On-Policy Policy Gradient Reinforcement Learning Without On-Policy Sampling

On-policy reinforcement learning (RL) algorithms perform policy updates using i.i.d. trajectories collected by the current policy. However, after observing only a finite number of trajectories, on-policy sampling may produce data that fails to match the expected on-policy data distribution. This sampling error leads to noisy updates and data inefficient on-policy learning. Recent work in the policy evaluation setting has shown that non-i.i.d., off-policy sampling can produce data with lower sampling error than on-policy sampling can produce. Motivated by this observation, we introduce an adaptive, off-policy sampling method to improve the data efficiency of on-policy policy gradient algorithms. Our method, Proximal Robust On-Policy Sampling (PROPS), reduces sampling error by collecting data with a behavior policy that increases the probability of sampling actions that are under-sampled with respect to the current policy. Rather than discarding data from old policies -- as is commonly done in on-policy algorithms -- PROPS uses data collection to adjust the distribution of previously collected data to be approximately on-policy. We empirically evaluate PROPS on both continuous-action MuJoCo benchmark tasks as well as discrete-action tasks and demonstrate that (1) PROPS decreases sampling error throughout training and (2) improves the data efficiency of on-policy policy gradient algorithms. Our work improves the RL community's understanding of a nuance in the on-policy vs off-policy dichotomy: on-policy learning requires on-policy data, not on-policy sampling.

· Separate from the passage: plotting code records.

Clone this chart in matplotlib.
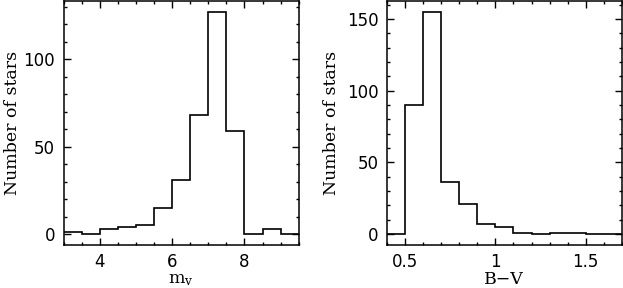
import numpy as np
import matplotlib.pyplot as plt
from matplotlib.ticker import MultipleLocator

# histogram of apparent magnitude m_V
mv_edges = [3.0, 3.5, 4.0, 4.5, 5.0, 5.5, 6.0, 6.5, 7.0, 7.5, 8.0, 8.5, 9.0, 9.5]
mv_counts = [1, 0, 3, 4, 5, 15, 31, 68, 127, 59, 0, 3, 0]

# histogram of colour B-V
bv_edges = [0.4, 0.5, 0.6, 0.7, 0.8, 0.9, 1.0, 1.1, 1.2, 1.3, 1.4, 1.5, 1.6, 1.7]
bv_counts = [0, 90, 155, 36, 21, 7, 5, 1, 0, 1, 1, 0, 0]

plt.rcParams["font.family"] = ["DejaVu Sans"]
plt.rcParams["mathtext.fontset"] = "dejavuserif"
plt.rcParams["font.size"] = 12

fig = plt.figure(figsize=(6.23, 2.88), dpi=100)
ax1 = fig.add_axes([0.102, 0.149, 0.3775, 0.848])
ax2 = fig.add_axes([0.6207, 0.149, 0.3777, 0.848])

lab = dict(family="DejaVu Serif", fontsize=12.5)


def style(ax, xmaj, xmin, ymaj, ymin):
    ax.xaxis.set_major_locator(MultipleLocator(xmaj))
    ax.xaxis.set_minor_locator(MultipleLocator(xmin))
    ax.yaxis.set_major_locator(MultipleLocator(ymaj))
    ax.yaxis.set_minor_locator(MultipleLocator(ymin))
    ax.tick_params(which="both", direction="in", top=True, right=True,
                   width=1.0, labelsize=12, pad=6)
    ax.tick_params(which="major", length=5)
    ax.tick_params(which="minor", length=2.5)
    for s in ax.spines.values():
        s.set_linewidth(1.1)


ax1.stairs(mv_counts, mv_edges, baseline=None, color="black", lw=1.2)
ax1.set_xlim(mv_edges[0], mv_edges[-1])
ax1.set_ylim(-0.05 * max(mv_counts), 1.05 * max(mv_counts))
style(ax1, 2, 0.5, 50, 10)
ax1.set_xlabel(r"m$_\mathrm{v}$", labelpad=0, **lab)
ax1.set_ylabel("Number of stars", labelpad=2, **lab)

ax2.stairs(bv_counts, bv_edges, baseline=None, color="black", lw=1.2)
ax2.set_xlim(bv_edges[0], bv_edges[-1])
ax2.set_ylim(-0.05 * max(bv_counts), 1.05 * max(bv_counts))
style(ax2, 0.5, 0.1, 50, 10)
ax2.xaxis.set_major_formatter(lambda v, p: f"{v:g}")
ax2.set_xlabel("B\u2212V", labelpad=0, **lab)
ax2.set_ylabel("Number of stars", labelpad=5, **lab)

fig.savefig("out.png", dpi=100)
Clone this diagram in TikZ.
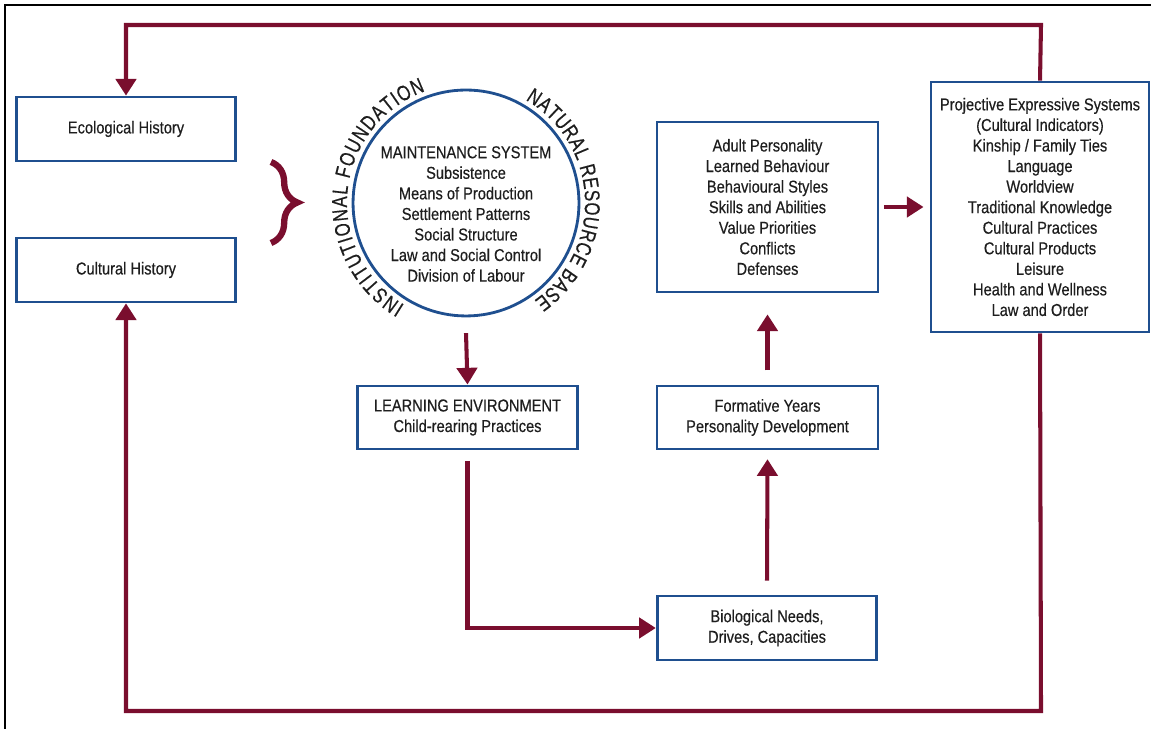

翻译：同策略强化学习（RL）算法使用由当前策略收集的独立同分布轨迹进行策略更新。然而，在仅观察到有限数量的轨迹后，同策略采样可能产生不符合预期同策略数据分布的数据。这种采样误差会导致更新噪声增大，并降低同策略学习的数据效率。近期策略评估领域的研究表明，非独立同分布的异策略采样产生的数据，其采样误差可低于同策略采样。受此观察启发，我们提出一种自适应的异策略采样方法，旨在提升同策略策略梯度算法的数据效率。我们的方法——近端鲁棒同策略采样（PROPS），通过使用一种行为策略收集数据来降低采样误差，该行为策略能提升对当前策略而言欠采样动作的采样概率。与同策略算法中常见做法不同，PROPS并不丢弃来自旧策略的数据，而是通过数据收集将先前收集数据的分布调整为近似同策略分布。我们在连续动作的MuJoCo基准任务以及离散动作任务上对PROPS进行了实证评估，结果表明：（1）PROPS在训练全程中降低了采样误差，（2）提升了同策略策略梯度算法的数据效率。本研究加深了RL社区对同策略与异策略二分法中细节的理解：同策略学习需要的是同策略数据，而非同策略采样。